A place in the last four of the All-Ireland series is up for grabs this Saturday in Ruislip as Derrygonnelly Ladies make the trip to London to take on British champions Round Towers.

The Harps secured the Ulster crown with a hard-fought win over Castlerahan/Denn just under a fortnight ago and Manager Garry Smyth says that the break between the Ulster final and the All Ireland quarter-final was a welcome one after a long run of games in consecutive weeks.

“Last weekend was the first weekend in 13 that we didn’t have a game. We have had games every week between league games, the Fermanagh Championship, the Intermediate Championship and then into the Ulster Championship, so it was good for the girls to physically get a break away from games and also mentally to get that break to just refresh,” he said.

Round Towers now lie ahead this Saturday for Derrygonnelly and Smyth expects a very competitive encounter.

“They obviously came through the London Championship and from that they went on to beat John Mitchells of Liverpool in the All British semi-finals, and they then defeated Dunedin Connolly of Edinburgh in a very close final.

“They have come a competitive route through into the quarter final and they are there on merit, and they will have to be respected because they are a seasoned outfit with a lot of very mature players across their line-up who come from all over Ireland.

“They certainly pose a considerable challenge to our group,” he added.

And he is hoping that the two sides can serve up an entertaining contest.

“We are pleased to get the opportunity to play in Ruislip; we know the facilities are top-notch there so that should all add to the occasion and I hope to the game as well.

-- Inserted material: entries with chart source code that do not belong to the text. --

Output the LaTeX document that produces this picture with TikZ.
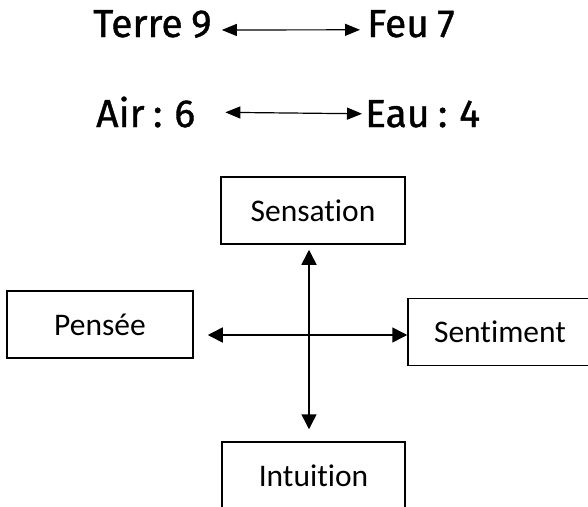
\documentclass[tikz,border=0pt]{standalone}
\usepackage{fontspec}
\setmainfont{Carlito}[Ligatures=NoCommon]
\newfontfamily\titre{Fira Sans}[FakeBold=1,WordSpace=0.82]
\usetikzlibrary{arrows.meta}

\begin{document}
\begin{tikzpicture}[x=1pt,y=-1pt,>={Triangle[length=15pt,width=15pt]},
	boite/.style={draw,line width=1.5pt,minimum height=67pt,inner sep=0pt,font=\fontsize{31.5}{36}\selectfont},
	elem/.style={anchor=base west,inner sep=0pt,font=\titre\fontsize{39}{44}\selectfont}]
	\clip (0,0) rectangle (588,506);
	% les elements
	\node[elem] (terre) at (93,37) {Terre 9};
	\node[elem] (feu) at (367,37) {Feu 7};
	\node[elem] (air) at (96,127) {Air : 6};
	\node[elem] (eau) at (365,127) {Eau : 4};
	\draw[<->,line width=1.2pt,>={Triangle[length=15pt,width=12pt]},shorten <=10pt,shorten >=7pt] ([yshift=-6pt]terre.east) -- ([yshift=-6pt]feu.west);
	\draw[<->,line width=1.2pt,>={Triangle[length=15pt,width=12pt]},shorten <=30pt,shorten >=3pt] (air.east) -- (eau.west);
	% les fonctions
	\node[boite,minimum width=184pt] (sensation) at (313,210.5) {Sensation};
	\node[boite,minimum width=186pt] (pensee) at (100,324.5) {Pensée};
	\node[boite,minimum width=184pt] (sentiment) at (500,332) {Sentiment};
	\node[boite,minimum width=183pt] (intuition) at (313.5,475.5) {Intuition};
	\coordinate (croix) at (309,335);
	\draw[<->,line width=1.5pt,shorten <=14pt] (pensee.east |- croix) -- (sentiment.west |- croix);
	\draw[<->,line width=1.5pt,shorten <=5pt,shorten >=12pt] (sensation.south -| croix) -- (intuition.north -| croix);
\end{tikzpicture}
\end{document}
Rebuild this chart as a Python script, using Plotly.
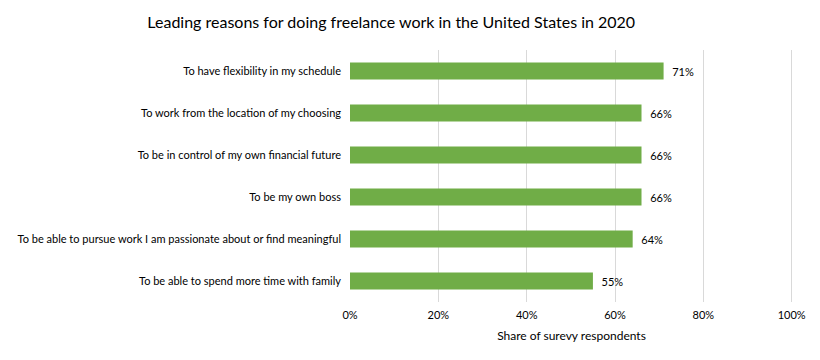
import plotly.graph_objects as go

categories = [
    "To have flexibility in my schedule",
    "To work from the location of my choosing",
    "To be in control of my own financial future",
    "To be my own boss",
    "To be able to pursue work I am passionate about or find meaningful",
    "To be able to spend more time with family",
]
values = [71, 66, 66, 66, 64, 55]
x_ticks = [0, 20, 40, 60, 80, 100]
x_tick_labels = ["0%", "20%", "40%", "60%", "80%", "100%"]

FONT = "Lato, Calibri, Carlito, Arial, sans-serif"

fig = go.Figure(
    go.Bar(
        x=values,
        y=categories,
        orientation="h",
        marker=dict(color="#70AD47", line=dict(width=0)),
        text=[f"  {v}%" for v in values],
        textposition="outside",
        textfont=dict(family=FONT, size=11, color="#000000"),
        cliponaxis=False,
        hoverinfo="skip",
    )
)

fig.update_layout(
    width=812,
    height=352,
    paper_bgcolor="white",
    plot_bgcolor="white",
    margin=dict(l=342, r=27, t=42, b=58, autoexpand=False),
    bargap=0.6,
    showlegend=False,
    font=dict(family=FONT, size=11, color="#000000"),
    title=dict(
        text="Leading reasons for doing freelance work in the United States in 2020",
        x=0.472,
        xanchor="center",
        y=0.96,
        yanchor="middle",
        font=dict(family=FONT, size=16, color="#000000"),
        automargin=False,
    ),
    xaxis=dict(
        range=[0, 100.3],
        tickvals=x_ticks,
        ticktext=x_tick_labels,
        showgrid=True,
        gridcolor="#D9D9D9",
        gridwidth=1,
        zeroline=False,
        showline=False,
        ticks="",
        automargin=False,
        ticklabelstandoff=5,
        tickfont=dict(family=FONT, size=11, color="#000000"),
        title=dict(
            text="Share of surevy respondents",
            font=dict(family=FONT, size=12, color="#000000"),
            standoff=11,
        ),
    ),
    yaxis=dict(
        categoryorder="array",
        categoryarray=list(reversed(categories)),
        showgrid=False,
        zeroline=False,
        showline=False,
        ticks="",
        automargin=False,
        ticklabelstandoff=8,
        tickfont=dict(family=FONT, size=11, color="#000000"),
    ),
)

fig.write_html("out.html")
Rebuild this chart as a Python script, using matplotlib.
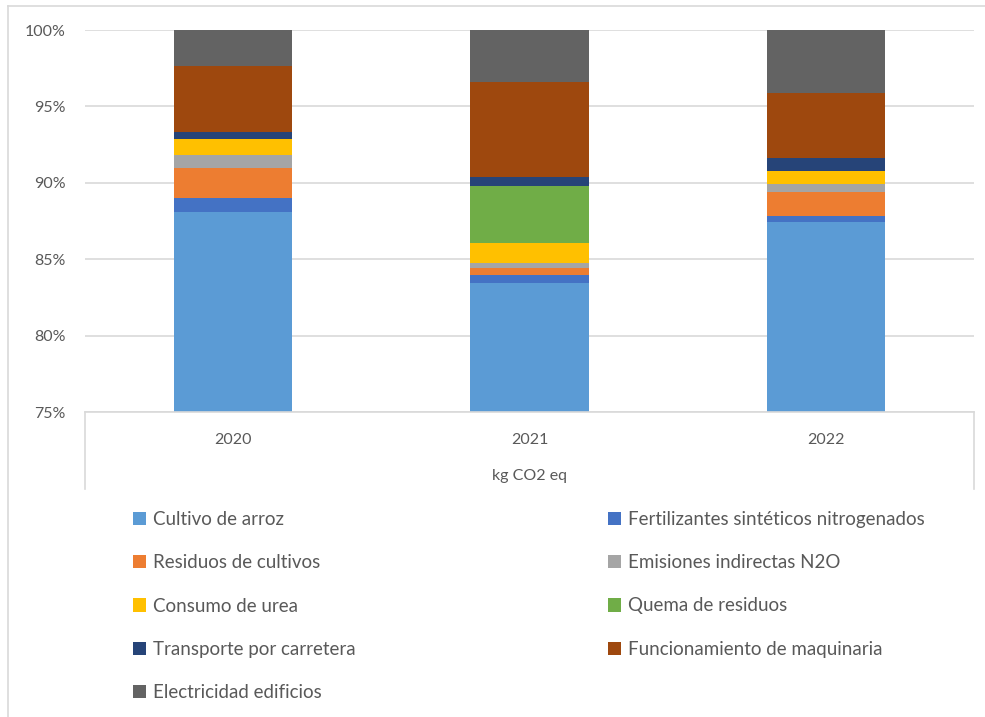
import numpy as np
import matplotlib
matplotlib.use('Agg')
import matplotlib.pyplot as plt
from matplotlib.lines import Line2D
from matplotlib.patches import Patch

plt.rcParams['font.family'] = ['Lato', 'DejaVu Sans']

# data (share of total, %)
years = ['2020', '2021', '2022']
series = ['Cultivo de arroz', 'Fertilizantes sintéticos nitrogenados',
          'Residuos de cultivos', 'Emisiones indirectas N2O',
          'Consumo de urea', 'Quema de residuos',
          'Transporte por carretera', 'Funcionamiento de maquinaria',
          'Electricidad edificios']
cultivo = [88.11, 83.42, 87.41]
fertilizantes = [0.92, 0.55, 0.44]
residuos = [1.96, 0.43, 1.53]
emisiones = [0.83, 0.37, 0.52]
urea = [1.05, 1.31, 0.87]
quema = [0.0, 3.71, 0.0]
transporte = [0.43, 0.57, 0.83]
maquinaria = [4.36, 6.22, 4.30]
electricidad = [2.34, 3.42, 4.10]
yticks = [75, 80, 85, 90, 95, 100]

values = [cultivo, fertilizantes, residuos, emisiones, urea, quema,
          transporte, maquinaria, electricidad]
colors = ['#5B9BD5', '#4472C4', '#ED7D31', '#A5A5A5', '#FFC000',
          '#70AD47', '#264478', '#9E480E', '#636363']

W, H = 985, 717
fig = plt.figure(figsize=(W / 100, H / 100), dpi=100)
ax = fig.add_axes([85 / W, 1 - 412 / H, (974 - 85) / W, (412 - 30) / H])

x = np.arange(len(years))
bottom = np.zeros(len(years))
for vals, col in zip(values, colors):
    ax.bar(x, vals, 0.4, bottom=bottom, color=col, zorder=2)
    bottom += np.array(vals)

ax.set_xlim(-0.5, len(years) - 0.5)
ax.set_ylim(75, 100)
ax.set_yticks(yticks)
ax.set_yticklabels(['%d%%' % t for t in yticks])
ax.set_xticks(x)
ax.set_xticklabels(years)
ax.grid(axis='y', color='#d9d9d9', linewidth=1.2, zorder=0)
for s in ['top', 'right', 'left']:
    ax.spines[s].set_visible(False)
ax.spines['bottom'].set_color('#d9d9d9')
ax.spines['bottom'].set_linewidth(1.2)
ax.tick_params(axis='both', length=0, labelsize=11.5, labelcolor='#595959')
ax.tick_params(axis='y', pad=14)
ax.tick_params(axis='x', pad=15)
ax.set_xlabel('kg CO2 eq', fontsize=11.5, color='#595959', labelpad=16)

# multi-level category box sides
for xa in [0, 1]:
    ax.add_line(Line2D([xa, xa], [0, -77 / 382], transform=ax.transAxes,
                       color='#d9d9d9', linewidth=1.2, clip_on=False))

# chart area border (left and top visible)
fig.add_artist(Line2D([8 / W, 8 / W], [0, 1 - 6 / H], color='#d9d9d9', linewidth=1.2))
fig.add_artist(Line2D([8 / W, 1], [1 - 6 / H, 1 - 6 / H], color='#d9d9d9', linewidth=1.2))

handles = [Patch(facecolor=c, label=s) for c, s in zip(colors, series)]
leg_kw = dict(frameon=False, fontsize=13.5, handlelength=0.7, handleheight=0.7,
              handletextpad=0.35, labelspacing=1.4, labelcolor='#595959',
              borderaxespad=0, borderpad=0)
leg1 = fig.legend(handles=handles[0::2], loc='upper left',
                  bbox_to_anchor=(133 / W, 1 - 511 / H), **leg_kw)
leg2 = fig.legend(handles=handles[1::2], loc='upper left',
                  bbox_to_anchor=(608 / W, 1 - 511 / H), **leg_kw)

fig.savefig('out.png', dpi=100, facecolor='white')
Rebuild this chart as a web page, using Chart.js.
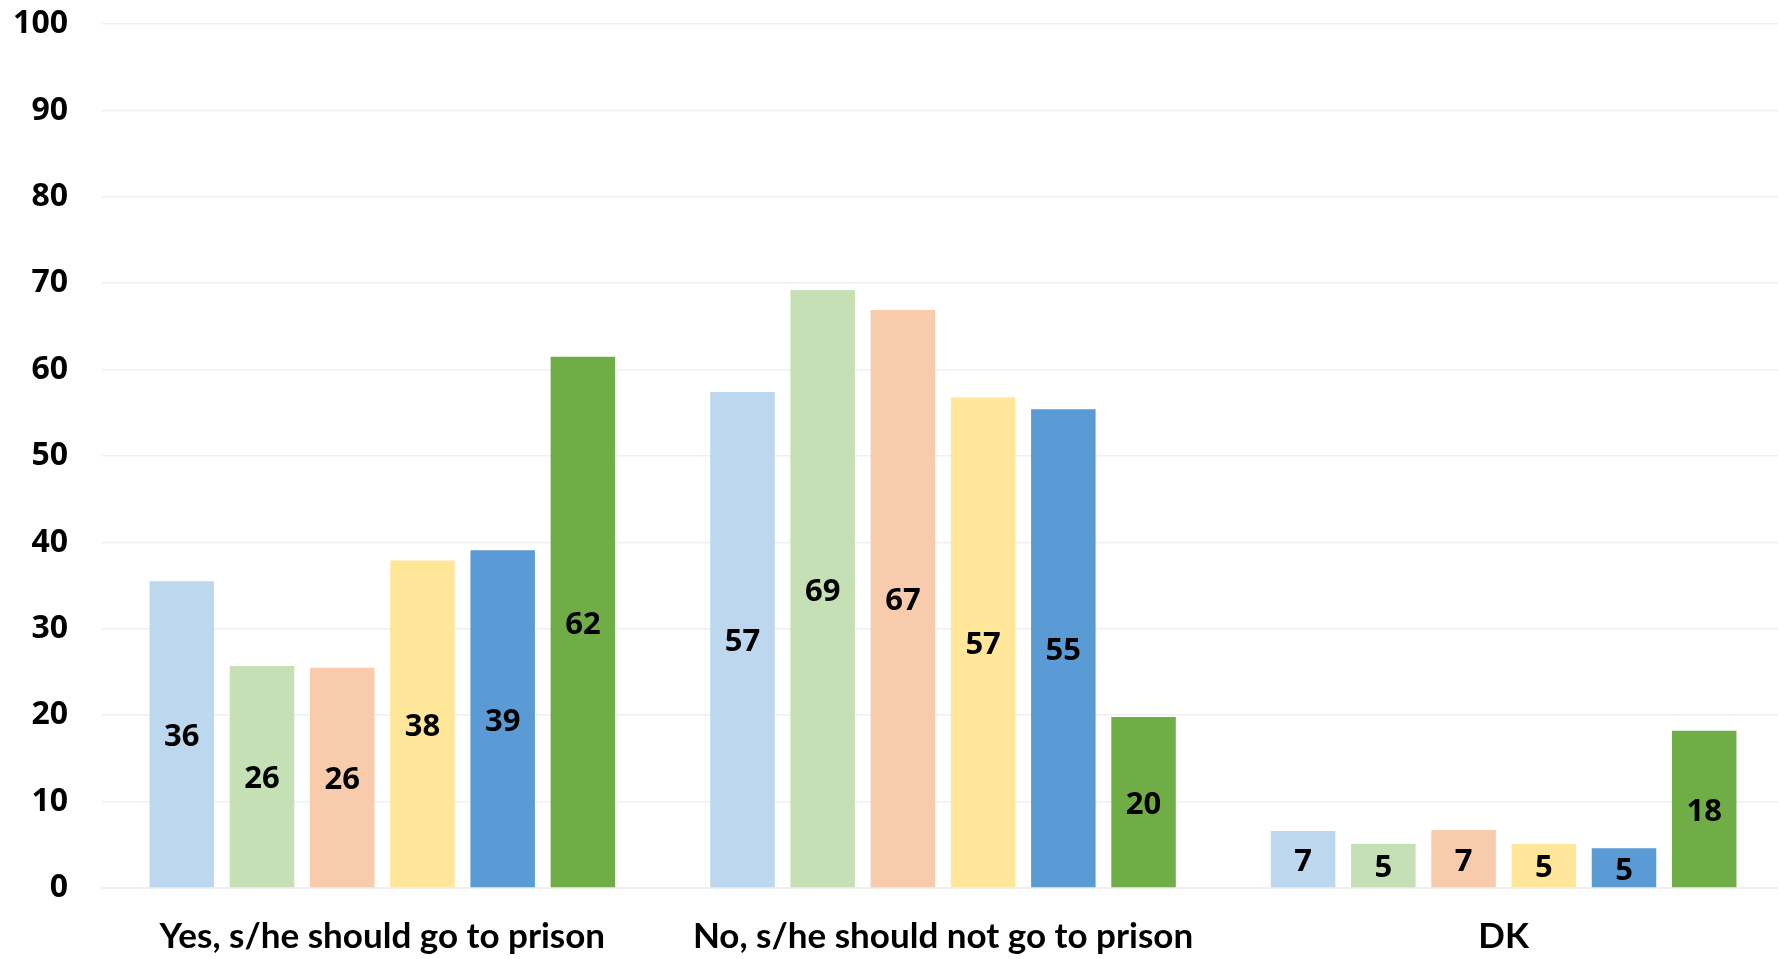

“I would hope that it is a good spectacle between two teams who will be hoping to push themselves into the next stage of the All Ireland competition so there will be no quarter asked or given there.”

Smyth knows though that they will have to improve certain aspects of their Ulster final performance if they are to remain in the championship.

“As you go deep into the competition you are definitely conscious that the quality of the opposition you are playing is going up, and we have to respond according in terms of the way we perform.

“While we were delighted to come out on the right side of the result against Castlerahan/Denn in the Ulster final, there were elements of the performance that when we looked back on it, certainly we feel there is scope for improvement and it is just a matter of whether we can carry that through to the next game,” he said.


One thing the Harps did show in the Ulster final was a ruthlessness in front of the posts, and Smyth acknowledges that they will need to do that again this weekend.

“Chances are at a premium so you have got to take them when they are presented and certainly I can’t see that being any different in this game at the weekend.”

With the game in London, there is always the thought that the travelling makes things that bit tougher, but Smyth sees positive aspects to that too.

“I suppose it depends on what approach you take with it. There is an element of inconvenience involved with travelling, but there is also a positive I would say in terms of getting the group together and travelling.

“It gives people the opportunity to spend time in each other’s company and that I would hope would help to strengthen the bond that is already there,” he explained.

Ulster was a step into the unknown for Derrygonnelly and now this Saturday’s tie will be another, but whatever challenges have been set in front of the players this year they have responded positively too, and Smyth stresses that they are looking forward to this next test.

“We are probably going into an environment now that’s unfamiliar to us all and it is only by going into those environments and getting outside your comfort zone, both as players and management, that you learn and improve.


“We are being challenged in ways we haven’t before and so far the group has responded, so hopefully that can continue and we look forward to the weekend.”

And he is hoping that Derrygonnelly can produce a strong enough performance to take them through.

“It is knock-out football at this stage and if you want to remain playing football, you have to be at it.

“There are no second chances at this stage – you have to be in a position to perform to the best of your ability, and hopefully that is enough then to get you over the line,” he concluded.